Pour la plupart, nous apprécions l’amour de nos semblables, au titre de reconnaissance nécessaire ou de divine surprise. Nous avons été élevés pour ça, d’une façon ou d’une autre, selon la voie du manque ou celle du trop-plein, peu importe, au bout du compte nous aimons être aimés, et nous aimons aimer, à tort et à travers et à nos dépens, mais enfin avec entêtement, avec récidive et avec préméditation. L’amour nous plaît, son bruit de chaînes et ses fruits de saison. Et tant mieux. Rien n’est plus désolant que de détester l’amour.
Marie Desplechin, Sans moi, L’Olivier, p. 10.
Soyons joyeux, il y a une loi morale.
Cesare Pavese, Le métier de vivre, Gallimard, p. 76.
Il ne se passe rien, même quand il se passe quelque chose.
Henri Michaux, « En marge d’En rêvant à des peintures énigmatiques », Œuvres complètes (3), Gallimard, p. 718.
Le Nombre augmente.
Uniformément l’œuf, par myriades, l’œuf, les sorties de l’œuf ; famille pour les besoins de l’œuf, famine pour les besoins de l’œuf, chaîne sans fin, manivelle venue des désirs. Que d’ovaires offerts de par le monde !
Henri Michaux, « Chemins cherchés, chemins perdus, transgressions », Œuvres complètes (3), Gallimard, p. 1182.
Pourquoi se corriger, se repentir ? La nature s’en charge.
Paul Morand, « 25 juin 1970 », Journal inutile (1), Gallimard, p. 408.
Langre accélérait sur la rocade, gonflé par les rayons du jour qui déclinait comme des forces. […] Langre roulait. Langre doublait, Langre tapotait parfois le klaxon qui poussait un cri de poule artificielle.
Luc Blanvillain, Olaf chez les Langre, Quespire, p. 99.

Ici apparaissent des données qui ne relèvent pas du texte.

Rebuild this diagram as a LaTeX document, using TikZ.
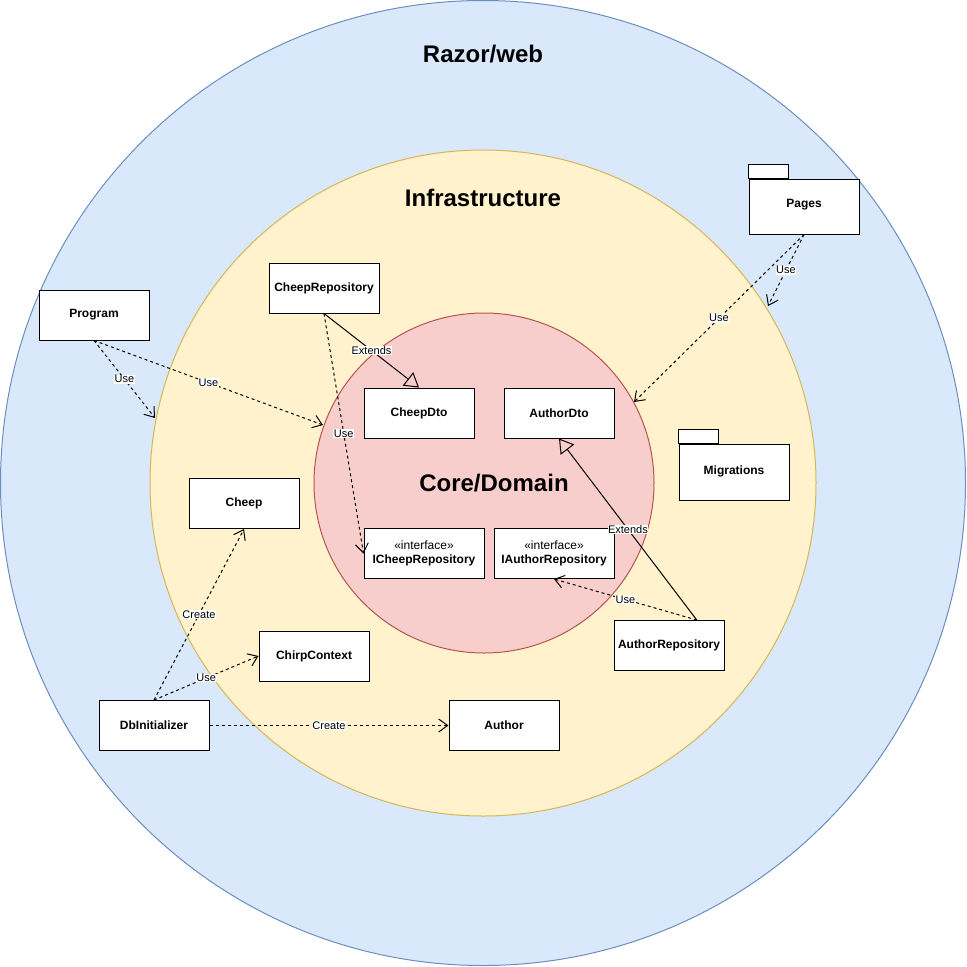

Je ne veux rien savoir de plus. Je me laisse guider. Ne rien savoir de la collusion organisée de toutes ces données transformées en ondes électromagnétiques qui viennent se fracasser mathématiquement dans le boîtier noir de la voiture de location pour ordonner ma route. J’ai coupé le son, je me confie à l’image, au ruban infini qui se déploie sur l’écran du GPS pour avancer dans ce pays inconnu. Pas d’obstacles, une merveilleuse illusion de continuité, représentation parfaite de la bêtise, d’autres diraient représentation acceptable de la réalité. The magic box, m’avait dit le garagiste. J’ai entendu dire que le GPS est en train de modifier en profondeur la perception que nous avons de notre positionnement et de la manière dont nous allons d’un endroit à un autre. La notion même d’itinéraire deviendrait aujourd’hui problématique, certains, par extension, allant même jusqu’à être persuadés que tout est localisable, temps et sentiments compris. Il est de plus en plus difficile, semble-t-il, d’accepter de ne pas savoir où l’on est, et par voie de conséquence il est de plus en plus difficile de savoir où l’on est. L’usage des cartes, des légendes, le maniement des échelles, le sens de l’orientation et le représentation de soi dans le paysage, tout cela tient désormais à un seul trait fluide de couleur rose ou verte qui se dévide placidement dans le silence de ses erreurs inaperçues. Sur les derniers kilomètres, je coupe tout et je reste concentrée. C’est là. Ce pourrait être là.
Nathalie Léger, Supplément à la vie de Barbara Loden, P.O.L., p. 121.
Holberg disait déjà (Lettres, t. V, lettre I) : ce n’est point la volonté mais le corps qui fait de moi un non-conformiste.
Georg Christoph Lichtenberg, Le miroir de l’âme, Corti, p. 192.